**WHAT IS EXPECTED**
In the listing below, locate the line with "Emit a Python" and the line with "import plotly.graph_objects as go", then output both and everything between them exactly, minus any pictures.

● ● ● ● ● ● ●

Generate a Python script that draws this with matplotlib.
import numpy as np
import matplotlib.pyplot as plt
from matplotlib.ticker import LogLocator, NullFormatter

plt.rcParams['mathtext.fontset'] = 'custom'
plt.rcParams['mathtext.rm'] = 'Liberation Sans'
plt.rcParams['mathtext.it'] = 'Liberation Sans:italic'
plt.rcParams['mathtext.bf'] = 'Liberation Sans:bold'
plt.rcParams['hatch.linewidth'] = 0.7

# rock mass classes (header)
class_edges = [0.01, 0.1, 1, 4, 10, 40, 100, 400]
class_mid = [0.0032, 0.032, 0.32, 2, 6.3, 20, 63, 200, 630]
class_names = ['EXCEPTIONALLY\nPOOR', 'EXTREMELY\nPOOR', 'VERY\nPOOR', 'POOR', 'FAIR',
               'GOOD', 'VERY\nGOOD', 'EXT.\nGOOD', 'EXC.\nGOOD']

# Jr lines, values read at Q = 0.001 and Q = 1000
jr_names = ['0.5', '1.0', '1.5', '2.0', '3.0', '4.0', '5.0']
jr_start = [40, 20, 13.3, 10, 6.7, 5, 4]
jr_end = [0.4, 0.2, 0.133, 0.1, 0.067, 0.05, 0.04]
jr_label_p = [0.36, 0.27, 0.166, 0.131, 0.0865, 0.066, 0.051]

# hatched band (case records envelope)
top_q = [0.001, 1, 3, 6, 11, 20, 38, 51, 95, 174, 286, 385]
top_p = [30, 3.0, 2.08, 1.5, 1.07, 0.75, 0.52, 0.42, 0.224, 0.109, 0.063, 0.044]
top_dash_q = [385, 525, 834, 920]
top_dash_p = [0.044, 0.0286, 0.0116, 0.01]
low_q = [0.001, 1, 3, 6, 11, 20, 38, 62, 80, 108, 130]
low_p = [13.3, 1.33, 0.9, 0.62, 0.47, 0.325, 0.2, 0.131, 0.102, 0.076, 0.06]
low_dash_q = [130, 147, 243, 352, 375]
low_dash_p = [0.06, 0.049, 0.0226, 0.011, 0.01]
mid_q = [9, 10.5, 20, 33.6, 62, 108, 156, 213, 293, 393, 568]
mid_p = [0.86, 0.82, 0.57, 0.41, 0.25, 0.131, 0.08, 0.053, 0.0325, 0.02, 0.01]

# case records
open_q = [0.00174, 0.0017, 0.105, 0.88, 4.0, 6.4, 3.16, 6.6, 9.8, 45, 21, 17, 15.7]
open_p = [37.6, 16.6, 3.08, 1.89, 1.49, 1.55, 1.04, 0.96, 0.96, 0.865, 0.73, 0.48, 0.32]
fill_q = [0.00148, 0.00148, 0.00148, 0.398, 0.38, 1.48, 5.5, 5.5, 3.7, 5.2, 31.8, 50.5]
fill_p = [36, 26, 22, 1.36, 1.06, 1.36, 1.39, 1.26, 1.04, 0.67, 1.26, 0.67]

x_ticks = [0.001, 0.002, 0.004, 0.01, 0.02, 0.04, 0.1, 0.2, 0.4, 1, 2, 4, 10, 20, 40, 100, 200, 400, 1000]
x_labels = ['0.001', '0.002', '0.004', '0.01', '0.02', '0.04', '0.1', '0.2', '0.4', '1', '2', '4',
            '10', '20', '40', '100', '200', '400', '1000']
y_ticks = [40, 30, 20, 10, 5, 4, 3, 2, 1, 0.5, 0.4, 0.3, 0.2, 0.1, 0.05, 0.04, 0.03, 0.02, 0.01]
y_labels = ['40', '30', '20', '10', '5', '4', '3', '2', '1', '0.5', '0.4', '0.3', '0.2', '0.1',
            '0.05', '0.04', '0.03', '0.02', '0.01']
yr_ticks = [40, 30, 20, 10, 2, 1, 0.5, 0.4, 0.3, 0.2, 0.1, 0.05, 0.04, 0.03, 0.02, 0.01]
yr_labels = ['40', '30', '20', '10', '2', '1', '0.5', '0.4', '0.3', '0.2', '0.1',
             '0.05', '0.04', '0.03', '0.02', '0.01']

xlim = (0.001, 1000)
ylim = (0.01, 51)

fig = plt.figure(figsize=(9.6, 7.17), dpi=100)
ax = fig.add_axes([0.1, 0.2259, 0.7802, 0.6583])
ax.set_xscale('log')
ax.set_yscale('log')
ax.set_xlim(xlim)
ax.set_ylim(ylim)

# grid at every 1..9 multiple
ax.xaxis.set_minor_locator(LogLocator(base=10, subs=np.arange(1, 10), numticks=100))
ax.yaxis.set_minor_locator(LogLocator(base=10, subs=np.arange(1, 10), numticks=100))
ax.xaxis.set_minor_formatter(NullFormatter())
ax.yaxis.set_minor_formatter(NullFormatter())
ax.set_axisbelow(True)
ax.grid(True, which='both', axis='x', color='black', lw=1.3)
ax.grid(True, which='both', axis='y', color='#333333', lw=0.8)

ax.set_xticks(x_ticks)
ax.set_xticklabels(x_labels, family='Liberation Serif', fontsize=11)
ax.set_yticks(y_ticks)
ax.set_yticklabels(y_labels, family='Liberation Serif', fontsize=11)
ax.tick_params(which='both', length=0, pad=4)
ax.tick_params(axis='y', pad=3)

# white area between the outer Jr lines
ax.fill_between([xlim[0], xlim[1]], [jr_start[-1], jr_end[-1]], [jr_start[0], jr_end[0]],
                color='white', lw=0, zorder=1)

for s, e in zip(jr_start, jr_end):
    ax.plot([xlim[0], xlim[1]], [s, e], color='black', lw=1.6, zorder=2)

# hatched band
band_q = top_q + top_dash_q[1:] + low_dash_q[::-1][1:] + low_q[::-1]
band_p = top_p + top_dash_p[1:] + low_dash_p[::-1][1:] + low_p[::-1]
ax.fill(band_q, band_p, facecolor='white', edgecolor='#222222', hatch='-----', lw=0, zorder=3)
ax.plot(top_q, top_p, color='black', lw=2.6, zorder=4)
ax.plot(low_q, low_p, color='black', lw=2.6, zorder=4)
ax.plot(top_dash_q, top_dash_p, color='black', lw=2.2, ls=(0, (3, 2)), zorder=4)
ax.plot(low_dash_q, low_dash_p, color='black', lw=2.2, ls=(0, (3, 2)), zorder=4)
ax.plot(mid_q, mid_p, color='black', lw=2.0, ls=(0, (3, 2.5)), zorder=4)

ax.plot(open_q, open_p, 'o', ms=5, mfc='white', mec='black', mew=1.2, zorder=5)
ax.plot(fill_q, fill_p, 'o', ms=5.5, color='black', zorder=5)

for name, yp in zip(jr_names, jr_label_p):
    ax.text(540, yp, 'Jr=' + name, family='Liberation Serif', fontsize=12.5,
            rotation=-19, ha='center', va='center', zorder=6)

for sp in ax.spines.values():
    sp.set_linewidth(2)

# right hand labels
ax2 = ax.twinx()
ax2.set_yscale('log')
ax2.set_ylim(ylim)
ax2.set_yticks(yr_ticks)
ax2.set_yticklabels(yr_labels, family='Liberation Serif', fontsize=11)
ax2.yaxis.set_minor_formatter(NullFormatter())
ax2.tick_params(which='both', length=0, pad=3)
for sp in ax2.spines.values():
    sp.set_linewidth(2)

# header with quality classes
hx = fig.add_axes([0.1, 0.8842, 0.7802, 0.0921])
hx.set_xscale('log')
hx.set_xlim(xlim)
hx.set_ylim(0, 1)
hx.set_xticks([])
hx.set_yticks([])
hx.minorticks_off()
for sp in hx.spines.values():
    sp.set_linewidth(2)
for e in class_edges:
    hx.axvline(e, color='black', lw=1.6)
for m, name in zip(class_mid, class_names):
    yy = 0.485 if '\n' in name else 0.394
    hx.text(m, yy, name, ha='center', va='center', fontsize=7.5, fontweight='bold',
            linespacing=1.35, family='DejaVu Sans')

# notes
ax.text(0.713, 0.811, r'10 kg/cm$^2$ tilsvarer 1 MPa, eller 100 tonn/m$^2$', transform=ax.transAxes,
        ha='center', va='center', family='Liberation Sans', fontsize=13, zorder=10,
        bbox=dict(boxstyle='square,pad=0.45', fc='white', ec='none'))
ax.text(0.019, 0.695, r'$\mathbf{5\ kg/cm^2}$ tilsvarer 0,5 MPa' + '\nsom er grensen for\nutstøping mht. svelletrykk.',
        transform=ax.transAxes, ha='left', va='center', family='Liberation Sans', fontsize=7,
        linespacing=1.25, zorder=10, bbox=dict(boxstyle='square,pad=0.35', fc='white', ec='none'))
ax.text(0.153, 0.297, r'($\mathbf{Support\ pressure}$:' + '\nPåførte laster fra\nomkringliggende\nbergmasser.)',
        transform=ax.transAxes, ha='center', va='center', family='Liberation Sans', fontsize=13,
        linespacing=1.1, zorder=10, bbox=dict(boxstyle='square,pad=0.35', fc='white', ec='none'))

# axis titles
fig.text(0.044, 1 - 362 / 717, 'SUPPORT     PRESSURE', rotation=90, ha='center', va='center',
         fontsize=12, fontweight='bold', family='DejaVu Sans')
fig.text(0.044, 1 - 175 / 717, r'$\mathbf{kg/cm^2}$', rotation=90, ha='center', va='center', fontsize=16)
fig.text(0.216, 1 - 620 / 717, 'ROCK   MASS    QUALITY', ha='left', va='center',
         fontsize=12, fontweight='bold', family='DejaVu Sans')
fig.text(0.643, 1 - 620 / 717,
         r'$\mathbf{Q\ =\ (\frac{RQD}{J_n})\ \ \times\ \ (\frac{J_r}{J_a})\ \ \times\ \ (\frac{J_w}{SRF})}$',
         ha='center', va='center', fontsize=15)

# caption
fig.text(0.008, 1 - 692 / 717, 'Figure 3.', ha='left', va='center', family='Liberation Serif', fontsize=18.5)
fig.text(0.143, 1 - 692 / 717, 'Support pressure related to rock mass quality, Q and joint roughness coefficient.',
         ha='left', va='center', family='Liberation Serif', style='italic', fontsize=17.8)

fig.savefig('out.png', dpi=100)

● ● ● ● ● ● ●

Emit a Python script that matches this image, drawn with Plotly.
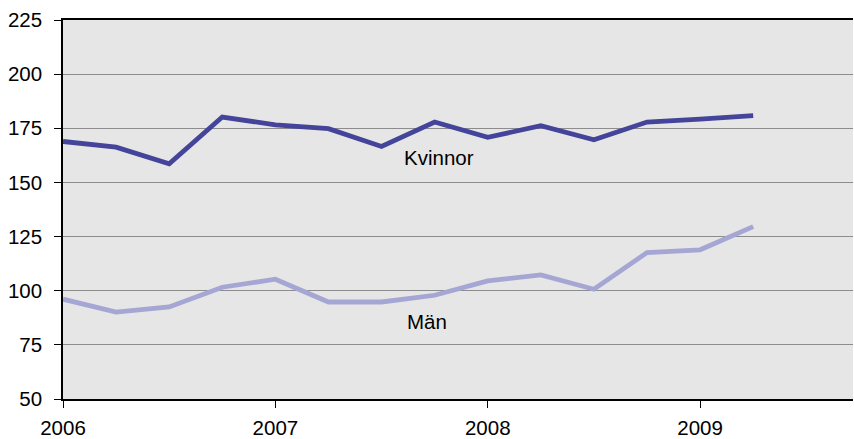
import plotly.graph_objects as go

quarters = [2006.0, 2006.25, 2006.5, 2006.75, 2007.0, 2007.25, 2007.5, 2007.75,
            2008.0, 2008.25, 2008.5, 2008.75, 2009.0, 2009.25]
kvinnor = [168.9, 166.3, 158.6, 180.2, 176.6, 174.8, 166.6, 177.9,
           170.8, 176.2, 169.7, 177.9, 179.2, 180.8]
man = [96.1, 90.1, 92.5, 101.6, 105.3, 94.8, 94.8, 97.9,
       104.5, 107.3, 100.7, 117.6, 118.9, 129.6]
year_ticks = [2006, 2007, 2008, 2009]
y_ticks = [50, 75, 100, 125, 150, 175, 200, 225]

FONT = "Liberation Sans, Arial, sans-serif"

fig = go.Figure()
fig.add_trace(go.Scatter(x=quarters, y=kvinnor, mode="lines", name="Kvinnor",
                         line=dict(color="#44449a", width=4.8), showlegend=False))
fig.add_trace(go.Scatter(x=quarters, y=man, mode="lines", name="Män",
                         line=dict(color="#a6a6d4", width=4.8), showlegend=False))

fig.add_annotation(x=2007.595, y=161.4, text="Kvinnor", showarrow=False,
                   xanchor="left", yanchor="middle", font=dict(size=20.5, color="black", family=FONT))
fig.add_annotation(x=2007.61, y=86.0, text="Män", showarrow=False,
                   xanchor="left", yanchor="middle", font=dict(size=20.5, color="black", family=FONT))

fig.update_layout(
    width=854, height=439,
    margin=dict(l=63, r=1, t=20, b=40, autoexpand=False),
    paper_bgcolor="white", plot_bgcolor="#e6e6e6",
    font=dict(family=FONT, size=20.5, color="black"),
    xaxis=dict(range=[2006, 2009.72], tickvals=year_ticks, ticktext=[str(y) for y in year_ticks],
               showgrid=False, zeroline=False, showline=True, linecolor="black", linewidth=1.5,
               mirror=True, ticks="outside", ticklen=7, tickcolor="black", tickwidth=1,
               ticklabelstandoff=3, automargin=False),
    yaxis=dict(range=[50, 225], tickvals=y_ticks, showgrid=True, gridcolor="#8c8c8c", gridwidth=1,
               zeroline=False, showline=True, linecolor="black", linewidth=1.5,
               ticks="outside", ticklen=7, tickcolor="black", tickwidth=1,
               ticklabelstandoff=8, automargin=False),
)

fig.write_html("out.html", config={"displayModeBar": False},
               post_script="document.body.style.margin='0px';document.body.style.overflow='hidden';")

● ● ● ● ● ● ●

**THE COMPLETED TASK**
Emit a Python script that matches this image, drawn with Plotly.
import plotly.graph_objects as go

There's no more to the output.